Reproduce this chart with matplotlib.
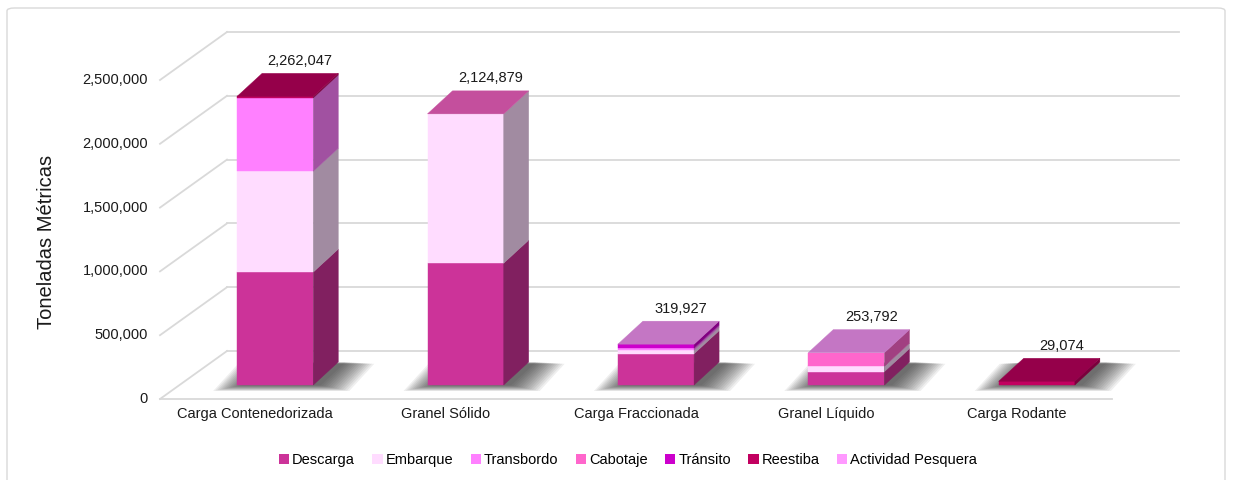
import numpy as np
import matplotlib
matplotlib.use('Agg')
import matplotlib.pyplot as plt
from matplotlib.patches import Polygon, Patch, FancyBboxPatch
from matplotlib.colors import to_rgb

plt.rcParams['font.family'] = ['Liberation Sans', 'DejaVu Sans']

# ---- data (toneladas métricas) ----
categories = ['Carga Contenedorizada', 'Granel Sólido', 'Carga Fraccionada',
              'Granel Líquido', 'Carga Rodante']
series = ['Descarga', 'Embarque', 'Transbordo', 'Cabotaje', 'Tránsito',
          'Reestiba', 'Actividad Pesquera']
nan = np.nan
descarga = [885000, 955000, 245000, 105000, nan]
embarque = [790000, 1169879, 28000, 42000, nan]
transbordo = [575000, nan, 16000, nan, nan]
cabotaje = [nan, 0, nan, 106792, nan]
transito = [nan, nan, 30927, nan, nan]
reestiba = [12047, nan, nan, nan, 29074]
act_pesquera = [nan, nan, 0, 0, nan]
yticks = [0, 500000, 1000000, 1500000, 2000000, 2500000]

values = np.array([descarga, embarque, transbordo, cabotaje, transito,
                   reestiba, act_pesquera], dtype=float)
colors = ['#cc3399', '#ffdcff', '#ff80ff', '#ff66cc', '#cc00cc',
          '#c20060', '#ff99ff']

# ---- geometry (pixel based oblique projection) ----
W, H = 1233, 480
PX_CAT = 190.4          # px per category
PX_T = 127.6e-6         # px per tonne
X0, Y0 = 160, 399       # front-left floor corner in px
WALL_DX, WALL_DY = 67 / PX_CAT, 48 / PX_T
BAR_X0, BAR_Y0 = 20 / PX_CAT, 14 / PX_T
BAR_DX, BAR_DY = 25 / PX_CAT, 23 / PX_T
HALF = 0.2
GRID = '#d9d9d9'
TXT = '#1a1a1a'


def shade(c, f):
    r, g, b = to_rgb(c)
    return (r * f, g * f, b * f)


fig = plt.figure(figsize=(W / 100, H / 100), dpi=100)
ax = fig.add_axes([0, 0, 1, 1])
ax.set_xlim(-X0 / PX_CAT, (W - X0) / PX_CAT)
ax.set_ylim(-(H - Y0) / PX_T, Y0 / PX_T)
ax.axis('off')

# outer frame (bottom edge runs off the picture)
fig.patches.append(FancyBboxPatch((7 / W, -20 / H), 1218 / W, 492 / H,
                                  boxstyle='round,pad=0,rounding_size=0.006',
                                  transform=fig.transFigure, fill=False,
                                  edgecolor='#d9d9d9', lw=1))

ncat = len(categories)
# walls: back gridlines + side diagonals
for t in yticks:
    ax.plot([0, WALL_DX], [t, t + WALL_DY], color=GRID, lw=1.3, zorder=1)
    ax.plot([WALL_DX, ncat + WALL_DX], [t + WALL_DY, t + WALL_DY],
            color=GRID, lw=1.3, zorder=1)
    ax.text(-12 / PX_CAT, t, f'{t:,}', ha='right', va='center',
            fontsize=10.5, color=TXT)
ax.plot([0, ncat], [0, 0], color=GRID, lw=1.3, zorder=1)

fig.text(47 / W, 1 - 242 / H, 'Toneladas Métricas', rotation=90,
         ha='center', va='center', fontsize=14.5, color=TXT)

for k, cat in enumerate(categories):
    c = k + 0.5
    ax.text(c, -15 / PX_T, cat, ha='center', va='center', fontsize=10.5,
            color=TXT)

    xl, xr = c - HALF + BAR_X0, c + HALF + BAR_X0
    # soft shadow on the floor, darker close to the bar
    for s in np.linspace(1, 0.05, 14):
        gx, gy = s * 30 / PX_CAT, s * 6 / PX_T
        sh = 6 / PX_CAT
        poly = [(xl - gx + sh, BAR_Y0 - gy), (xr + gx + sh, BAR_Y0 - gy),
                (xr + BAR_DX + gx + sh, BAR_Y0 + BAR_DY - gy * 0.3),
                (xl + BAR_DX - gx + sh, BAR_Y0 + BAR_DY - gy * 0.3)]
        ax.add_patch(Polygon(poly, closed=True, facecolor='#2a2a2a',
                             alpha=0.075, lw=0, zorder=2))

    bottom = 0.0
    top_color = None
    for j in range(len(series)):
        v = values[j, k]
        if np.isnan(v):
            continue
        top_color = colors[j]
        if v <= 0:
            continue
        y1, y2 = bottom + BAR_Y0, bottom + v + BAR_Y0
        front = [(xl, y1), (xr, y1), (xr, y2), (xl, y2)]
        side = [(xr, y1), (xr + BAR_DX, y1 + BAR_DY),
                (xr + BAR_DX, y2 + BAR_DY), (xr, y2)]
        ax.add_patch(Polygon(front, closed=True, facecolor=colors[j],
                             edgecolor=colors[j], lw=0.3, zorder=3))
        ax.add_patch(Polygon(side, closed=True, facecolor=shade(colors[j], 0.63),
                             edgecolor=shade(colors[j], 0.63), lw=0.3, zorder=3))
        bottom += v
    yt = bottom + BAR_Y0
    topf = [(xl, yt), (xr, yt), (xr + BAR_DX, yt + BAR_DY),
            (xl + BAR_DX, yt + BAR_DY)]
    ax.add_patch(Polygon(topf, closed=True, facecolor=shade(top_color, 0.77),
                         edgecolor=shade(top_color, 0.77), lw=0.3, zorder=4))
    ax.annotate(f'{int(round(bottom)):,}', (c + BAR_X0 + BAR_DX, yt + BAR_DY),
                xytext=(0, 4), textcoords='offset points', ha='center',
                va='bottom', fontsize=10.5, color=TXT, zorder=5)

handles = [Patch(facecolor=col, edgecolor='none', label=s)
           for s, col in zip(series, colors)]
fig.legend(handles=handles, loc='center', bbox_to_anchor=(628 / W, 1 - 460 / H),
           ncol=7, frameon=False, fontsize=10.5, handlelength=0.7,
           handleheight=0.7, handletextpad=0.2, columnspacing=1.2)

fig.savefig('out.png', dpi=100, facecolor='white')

EXERCISE DETAILS:
Make an exact reproduction of the listing above, without any pictures.

OUTPUT OF THE TASK:
Reproduce this chart with matplotlib.
import numpy as np
import matplotlib
matplotlib.use('Agg')
import matplotlib.pyplot as plt
from matplotlib.patches import Polygon, Patch, FancyBboxPatch
from matplotlib.colors import to_rgb

plt.rcParams['font.family'] = ['Liberation Sans', 'DejaVu Sans']

# ---- data (toneladas métricas) ----
categories = ['Carga Contenedorizada', 'Granel Sólido', 'Carga Fraccionada',
              'Granel Líquido', 'Carga Rodante']
series = ['Descarga', 'Embarque', 'Transbordo', 'Cabotaje', 'Tránsito',
          'Reestiba', 'Actividad Pesquera']
nan = np.nan
descarga = [885000, 955000, 245000, 105000, nan]
embarque = [790000, 1169879, 28000, 42000, nan]
transbordo = [575000, nan, 16000, nan, nan]
cabotaje = [nan, 0, nan, 106792, nan]
transito = [nan, nan, 30927, nan, nan]
reestiba = [12047, nan, nan, nan, 29074]
act_pesquera = [nan, nan, 0, 0, nan]
yticks = [0, 500000, 1000000, 1500000, 2000000, 2500000]

values = np.array([descarga, embarque, transbordo, cabotaje, transito,
                   reestiba, act_pesquera], dtype=float)
colors = ['#cc3399', '#ffdcff', '#ff80ff', '#ff66cc', '#cc00cc',
          '#c20060', '#ff99ff']

# ---- geometry (pixel based oblique projection) ----
W, H = 1233, 480
PX_CAT = 190.4          # px per category
PX_T = 127.6e-6         # px per tonne
X0, Y0 = 160, 399       # front-left floor corner in px
WALL_DX, WALL_DY = 67 / PX_CAT, 48 / PX_T
BAR_X0, BAR_Y0 = 20 / PX_CAT, 14 / PX_T
BAR_DX, BAR_DY = 25 / PX_CAT, 23 / PX_T
HALF = 0.2
GRID = '#d9d9d9'
TXT = '#1a1a1a'


def shade(c, f):
    r, g, b = to_rgb(c)
    return (r * f, g * f, b * f)


fig = plt.figure(figsize=(W / 100, H / 100), dpi=100)
ax = fig.add_axes([0, 0, 1, 1])
ax.set_xlim(-X0 / PX_CAT, (W - X0) / PX_CAT)
ax.set_ylim(-(H - Y0) / PX_T, Y0 / PX_T)
ax.axis('off')

# outer frame (bottom edge runs off the picture)
fig.patches.append(FancyBboxPatch((7 / W, -20 / H), 1218 / W, 492 / H,
                                  boxstyle='round,pad=0,rounding_size=0.006',
                                  transform=fig.transFigure, fill=False,
                                  edgecolor='#d9d9d9', lw=1))

ncat = len(categories)
# walls: back gridlines + side diagonals
for t in yticks:
    ax.plot([0, WALL_DX], [t, t + WALL_DY], color=GRID, lw=1.3, zorder=1)
    ax.plot([WALL_DX, ncat + WALL_DX], [t + WALL_DY, t + WALL_DY],
            color=GRID, lw=1.3, zorder=1)
    ax.text(-12 / PX_CAT, t, f'{t:,}', ha='right', va='center',
            fontsize=10.5, color=TXT)
ax.plot([0, ncat], [0, 0], color=GRID, lw=1.3, zorder=1)

fig.text(47 / W, 1 - 242 / H, 'Toneladas Métricas', rotation=90,
         ha='center', va='center', fontsize=14.5, color=TXT)

for k, cat in enumerate(categories):
    c = k + 0.5
    ax.text(c, -15 / PX_T, cat, ha='center', va='center', fontsize=10.5,
            color=TXT)

    xl, xr = c - HALF + BAR_X0, c + HALF + BAR_X0
    # soft shadow on the floor, darker close to the bar
    for s in np.linspace(1, 0.05, 14):
        gx, gy = s * 30 / PX_CAT, s * 6 / PX_T
        sh = 6 / PX_CAT
        poly = [(xl - gx + sh, BAR_Y0 - gy), (xr + gx + sh, BAR_Y0 - gy),
                (xr + BAR_DX + gx + sh, BAR_Y0 + BAR_DY - gy * 0.3),
                (xl + BAR_DX - gx + sh, BAR_Y0 + BAR_DY - gy * 0.3)]
        ax.add_patch(Polygon(poly, closed=True, facecolor='#2a2a2a',
                             alpha=0.075, lw=0, zorder=2))

    bottom = 0.0
    top_color = None
    for j in range(len(series)):
        v = values[j, k]
        if np.isnan(v):
            continue
        top_color = colors[j]
        if v <= 0:
            continue
        y1, y2 = bottom + BAR_Y0, bottom + v + BAR_Y0
        front = [(xl, y1), (xr, y1), (xr, y2), (xl, y2)]
        side = [(xr, y1), (xr + BAR_DX, y1 + BAR_DY),
                (xr + BAR_DX, y2 + BAR_DY), (xr, y2)]
        ax.add_patch(Polygon(front, closed=True, facecolor=colors[j],
                             edgecolor=colors[j], lw=0.3, zorder=3))
        ax.add_patch(Polygon(side, closed=True, facecolor=shade(colors[j], 0.63),
                             edgecolor=shade(colors[j], 0.63), lw=0.3, zorder=3))
        bottom += v
    yt = bottom + BAR_Y0
    topf = [(xl, yt), (xr, yt), (xr + BAR_DX, yt + BAR_DY),
            (xl + BAR_DX, yt + BAR_DY)]
    ax.add_patch(Polygon(topf, closed=True, facecolor=shade(top_color, 0.77),
                         edgecolor=shade(top_color, 0.77), lw=0.3, zorder=4))
    ax.annotate(f'{int(round(bottom)):,}', (c + BAR_X0 + BAR_DX, yt + BAR_DY),
                xytext=(0, 4), textcoords='offset points', ha='center',
                va='bottom', fontsize=10.5, color=TXT, zorder=5)

handles = [Patch(facecolor=col, edgecolor='none', label=s)
           for s, col in zip(series, colors)]
fig.legend(handles=handles, loc='center', bbox_to_anchor=(628 / W, 1 - 460 / H),
           ncol=7, frameon=False, fontsize=10.5, handlelength=0.7,
           handleheight=0.7, handletextpad=0.2, columnspacing=1.2)

fig.savefig('out.png', dpi=100, facecolor='white')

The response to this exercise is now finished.